Mizna has been named as a recipient of the prestigious Whiting Literary Magazine Prize. Founded in 2018, the prize’s purpose is to recognize excellence and to empower outstanding nonprofit publications to develop and implement ideas that will have a transformative impact and help sustain their works as champions of writers. As part of The Whiting Foundation’s new triennial model, Mizna will receive support in the form of $20,000 in grants for 2023, and matching grant support of the same amount in 2024 and 2025 to encourage our ongoing individual giving efforts.
The judges’ citation for the prize states: “Mizna is an absolute gem of a journal: tightly edited, gorgeously curated, and visually striking. Care and craft float off its pages of beautifully laid-out poetry and lovingly printed images.

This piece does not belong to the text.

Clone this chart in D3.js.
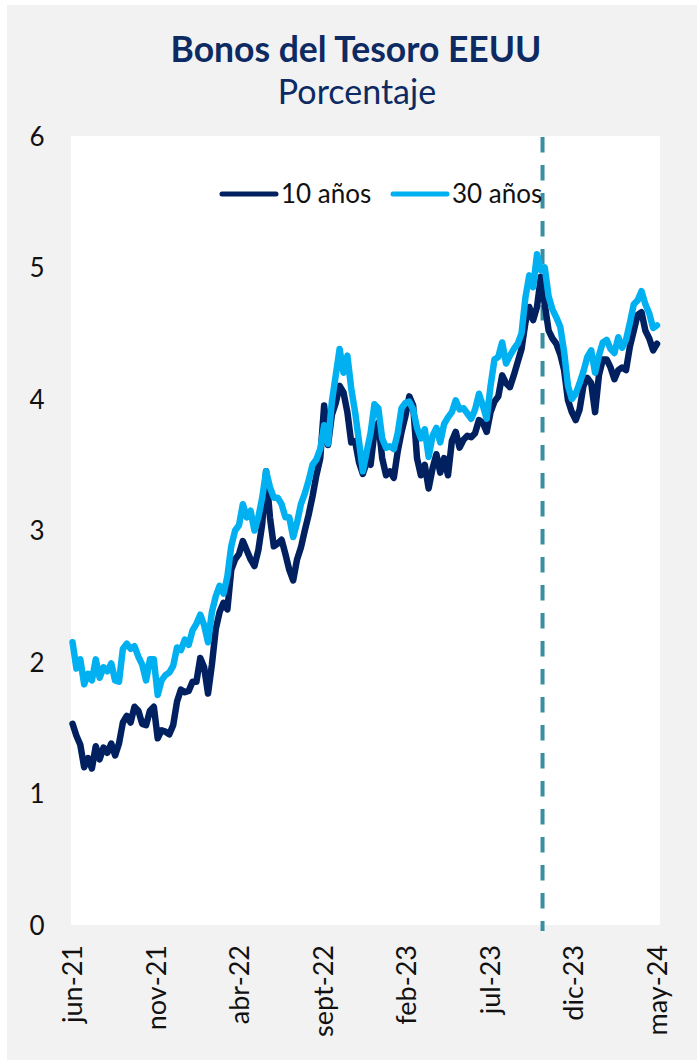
<!DOCTYPE html>
<html>
<head>
<meta charset="utf-8">
<script src="https://cdn.jsdelivr.net/npm/d3@7"></script>
<style>
  html, body { margin: 0; padding: 0; background: #ffffff; }
  svg { display: block; }
  text { font-family: Lato, "Open Sans", sans-serif; }
</style>
</head>
<body>
<svg id="chart" width="697" height="1060"></svg>
<script>
// ---------------- DATA ----------------
const title = "Bonos del Tesoro EEUU";
const subtitle = "Porcentaje";

const seriesNames = ["10 años", "30 años"];

const dates = [
  "2021-06-25","2021-07-02","2021-07-09","2021-07-16","2021-07-23","2021-07-30","2021-08-06","2021-08-13","2021-08-20","2021-08-27",
  "2021-09-03","2021-09-10","2021-09-17","2021-09-24","2021-10-01","2021-10-08","2021-10-15","2021-10-22","2021-10-29","2021-11-05",
  "2021-11-12","2021-11-19","2021-11-26","2021-12-03","2021-12-10","2021-12-17","2021-12-24","2021-12-31",
  "2022-01-07","2022-01-14","2022-01-21","2022-01-28","2022-02-04","2022-02-11","2022-02-18","2022-02-25","2022-03-04","2022-03-11",
  "2022-03-18","2022-03-25","2022-04-01","2022-04-08","2022-04-15","2022-04-22","2022-04-29","2022-05-06","2022-05-13","2022-05-20",
  "2022-05-27","2022-06-03","2022-06-10","2022-06-17","2022-06-24","2022-07-01","2022-07-08","2022-07-15","2022-07-22","2022-07-29",
  "2022-08-05","2022-08-12","2022-08-19","2022-08-26","2022-09-02","2022-09-09","2022-09-16","2022-09-23","2022-09-30","2022-10-07",
  "2022-10-14","2022-10-21","2022-10-28","2022-11-04","2022-11-11","2022-11-18","2022-11-25","2022-12-02","2022-12-09","2022-12-16",
  "2022-12-23","2022-12-30",
  "2023-01-06","2023-01-13","2023-01-20","2023-01-27","2023-02-03","2023-02-10","2023-02-17","2023-02-24","2023-03-03","2023-03-10",
  "2023-03-17","2023-03-24","2023-03-31","2023-04-07","2023-04-14","2023-04-21","2023-04-28","2023-05-05","2023-05-12","2023-05-19",
  "2023-05-26","2023-06-02","2023-06-09","2023-06-16","2023-06-23","2023-06-30","2023-07-07","2023-07-14","2023-07-21","2023-07-28",
  "2023-08-04","2023-08-11","2023-08-18","2023-08-25","2023-09-01","2023-09-08","2023-09-15","2023-09-22","2023-09-29","2023-10-06",
  "2023-10-13","2023-10-20","2023-10-27","2023-11-03","2023-11-10","2023-11-17","2023-11-24","2023-12-01","2023-12-08","2023-12-15",
  "2023-12-22","2023-12-29",
  "2024-01-05","2024-01-12","2024-01-19","2024-01-26","2024-02-02","2024-02-09","2024-02-16","2024-02-23","2024-03-01","2024-03-08",
  "2024-03-15","2024-03-22","2024-03-29","2024-04-05","2024-04-12","2024-04-19","2024-04-26","2024-05-03","2024-05-10","2024-05-17"
];

const yield10 = [
  1.53,1.44,1.37,1.20,1.27,1.19,1.36,1.26,1.35,1.31,
  1.38,1.29,1.38,1.54,1.59,1.54,1.66,1.63,1.53,1.52,
  1.63,1.66,1.42,1.48,1.47,1.45,1.52,1.70,1.79,1.77,
  1.78,1.85,1.85,2.03,1.96,1.76,1.98,2.25,
  2.38,2.45,2.40,2.70,2.78,2.82,2.92,2.85,2.78,2.73,
  2.85,3.05,3.45,3.10,2.88,2.90,2.93,2.82,2.70,2.62,
  2.78,2.87,3.00,3.12,3.26,3.42,3.55,3.95,3.65,3.88,
  3.97,4.10,4.05,3.90,3.67,3.68,3.52,3.43,3.52,3.50,
  3.75,3.82,3.55,3.42,3.45,3.40,3.60,3.75,3.87,4.02,
  3.95,3.55,3.42,3.50,3.32,3.47,3.58,3.44,3.55,3.42,
  3.68,3.75,3.63,3.69,3.72,3.71,3.74,3.84,3.82,3.75,
  3.90,3.98,4.02,4.18,4.12,4.09,4.18,4.28,4.38,4.58,
  4.70,4.60,4.70,4.93,4.72,4.52,4.46,4.42,4.34,4.22,
  3.99,3.90,3.84,3.92,4.10,4.16,4.12,3.90,4.18,4.30,
  4.30,4.24,4.15,4.22,4.24,4.22,4.40,4.52,4.64,4.66,
  4.52,4.46,4.37,4.42
];

const yield30 = [
  2.15,1.95,2.02,1.83,1.91,1.86,2.02,1.88,1.96,1.93,
  1.99,1.86,1.85,2.10,2.14,2.10,2.12,2.04,1.98,1.86,
  2.02,2.02,1.75,1.86,1.90,1.92,1.97,2.11,2.09,2.17,
  2.13,2.24,2.29,2.36,2.28,2.15,2.38,2.50,
  2.58,2.52,2.65,2.88,3.00,3.04,3.20,3.10,3.15,3.00,
  3.10,3.25,3.45,3.33,3.25,3.25,3.20,3.10,3.10,2.95,
  3.06,3.20,3.28,3.38,3.50,3.54,3.62,3.80,3.66,3.98,
  4.18,4.38,4.20,4.33,4.08,3.90,3.68,3.45,3.60,3.74,
  3.96,3.93,3.70,3.63,3.64,3.62,3.74,3.93,3.97,3.98,
  3.92,3.78,3.70,3.77,3.56,3.72,3.78,3.67,3.81,3.86,
  3.90,3.99,3.92,3.93,3.89,3.85,3.92,4.04,3.95,3.85,
  4.10,4.30,4.32,4.43,4.27,4.33,4.38,4.42,4.50,4.77,
  4.94,4.85,5.10,4.98,5.00,4.78,4.68,4.62,4.55,4.36,
  4.10,4.00,4.04,4.12,4.21,4.32,4.37,4.20,4.33,4.43,
  4.45,4.38,4.35,4.47,4.39,4.45,4.58,4.72,4.75,4.82,
  4.72,4.65,4.54,4.56
];

const xDomain = ["2021-06-24", "2024-05-17"];
const xTickDates = ["2021-06-24","2021-11-22","2022-04-22","2022-09-20","2023-02-18","2023-07-19","2023-12-17","2024-05-17"];
const xTickLabels = ["jun-21","nov-21","abr-22","sept-22","feb-23","jul-23","dic-23","may-24"];
const yTicks = [0, 1, 2, 3, 4, 5, 6];
const markerDate = "2023-10-23";

// ---------------- STYLE ----------------
const W = 697, H = 1060;
const plot = { left: 71, right: 660, top: 136, bottom: 925 };
const colors = { s10: "#002060", s30: "#00B0F0", marker: "#3A8EA2", title: "#0D2A63", panel: "#F2F2F2", text: "#111111" };

// ---------------- DRAW ----------------
const parse = d3.timeParse("%Y-%m-%d");
const svg = d3.select("#chart");

svg.append("rect").attr("x", 7).attr("y", 5).attr("width", W - 7).attr("height", H - 5).attr("fill", colors.panel);
svg.append("rect").attr("x", plot.left).attr("y", plot.top)
  .attr("width", plot.right - plot.left).attr("height", plot.bottom - plot.top).attr("fill", "#ffffff");

// Titles
svg.append("text").attr("x", 356).attr("y", 62).attr("text-anchor", "middle")
  .attr("font-size", 35.5).attr("font-weight", 700).attr("fill", colors.title).text(title);
svg.append("text").attr("x", 357).attr("y", 104).attr("text-anchor", "middle")
  .attr("font-size", 34).attr("fill", colors.title).text(subtitle);

const x = d3.scaleTime().domain(xDomain.map(parse)).range([72, 657]);
const y = d3.scaleLinear().domain([0, 6]).range([plot.bottom, plot.top]);

// Y axis
const yAxis = svg.append("g").attr("transform", `translate(${plot.left},0)`)
  .call(d3.axisLeft(y).tickValues(yTicks).tickSize(0).tickPadding(0).tickFormat(d3.format("d")));
yAxis.select(".domain").remove();
yAxis.selectAll("text").attr("x", -34).attr("text-anchor", "middle").attr("dy", "0.36em")
  .attr("font-size", 26).attr("fill", colors.text).style("font-family", "Lato, sans-serif");

// X axis
const xAxis = svg.append("g").attr("transform", `translate(0,${plot.bottom})`)
  .call(d3.axisBottom(x).tickValues(xTickDates.map(parse)).tickSize(0)
    .tickFormat((d, i) => xTickLabels[i]));
xAxis.select(".domain").remove();
xAxis.selectAll("text")
  .attr("font-size", 27).attr("fill", colors.text).style("font-family", "Lato, sans-serif")
  .attr("text-anchor", "end").attr("transform", "rotate(-90)")
  .attr("x", -20).attr("y", 0).attr("dy", "0.36em");

// Marker dashed line
svg.append("line")
  .attr("x1", x(parse(markerDate))).attr("x2", x(parse(markerDate)))
  .attr("y1", plot.top + 1).attr("y2", plot.bottom + 6)
  .attr("stroke", colors.marker).attr("stroke-width", 4).attr("stroke-dasharray", "15.5,12.5");

// Lines
const rows = dates.map((d, i) => ({ date: parse(d), v10: yield10[i], v30: yield30[i] }));
const line10 = d3.line().x(d => x(d.date)).y(d => y(d.v10));
const line30 = d3.line().x(d => x(d.date)).y(d => y(d.v30));
svg.append("path").datum(rows).attr("d", line10).attr("fill", "none")
  .attr("stroke", colors.s10).attr("stroke-width", 6.5).attr("stroke-linejoin", "round").attr("stroke-linecap", "round");
svg.append("path").datum(rows).attr("d", line30).attr("fill", "none")
  .attr("stroke", colors.s30).attr("stroke-width", 6.5).attr("stroke-linejoin", "round").attr("stroke-linecap", "round");

// Legend
const legendItems = [
  { name: seriesNames[0], color: colors.s10, x: 222 },
  { name: seriesNames[1], color: colors.s30, x: 393 }
];
const lg = svg.append("g");
legendItems.forEach(it => {
  lg.append("line").attr("x1", it.x).attr("x2", it.x + 54).attr("y1", 194).attr("y2", 194)
    .attr("stroke", it.color).attr("stroke-width", 5).attr("stroke-linecap", "round");
  lg.append("text").attr("x", it.x + 59).attr("y", 203).attr("font-size", 26)
    .attr("fill", colors.text).text(it.name);
});
</script>
</body>
</html>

Mizna is both a grassroots community organization and an esteemed international artistic platform, furthering important intergenerational dialogue within the Southwest Asian and North African (SWANA) diaspora and showcasing thrilling new literature.”
In addition to financial support, Mizna will participate in development workshops with the Whiting Foundation, alongside the rest of the 2023 Whiting Literary Magazine Prize cohort, which includes Guernica, Los Angeles Review of Books, n+1, Orion, Oxford American, and The Paris Review. Past winners of the prize have also included friends of Mizna, such as former partner The Margins with the Asian American Writers’ Workshop. The prize has acknowledged both print and digital literary journals of various sizes, geographic locations, and organizational histories. Read more about the Whiting Literary Magazine Prize cohorts here.
Support from the Whiting Foundation funds ongoing initiatives, including our forthcoming Cinema Issue guest-edited by Palestinian filmmaker and writer Saeed Taji Farouky, the literary festival Mizna + RAWIFest, which will take place as a hybrid event in Minneapolis this October, and recent staff expansions such as the hiring of Deputy Director Ellina Kevorkian and Executive Editor George Abraham. Approaching our twenty-fifth year anniversary, we are honored to be recognized for our caring curation of intergenerational SWANA literary conversations, and for our innovative print practices which we hope to continue developing. Our most recent issues of Mizna include Myth and Memory; the Black SWANA Issue, guest-edited by Safia Elhillo; the Experimental Issue, guest-edited by Tarik Dobbs; our Etel Adnan Tribute issue, and more.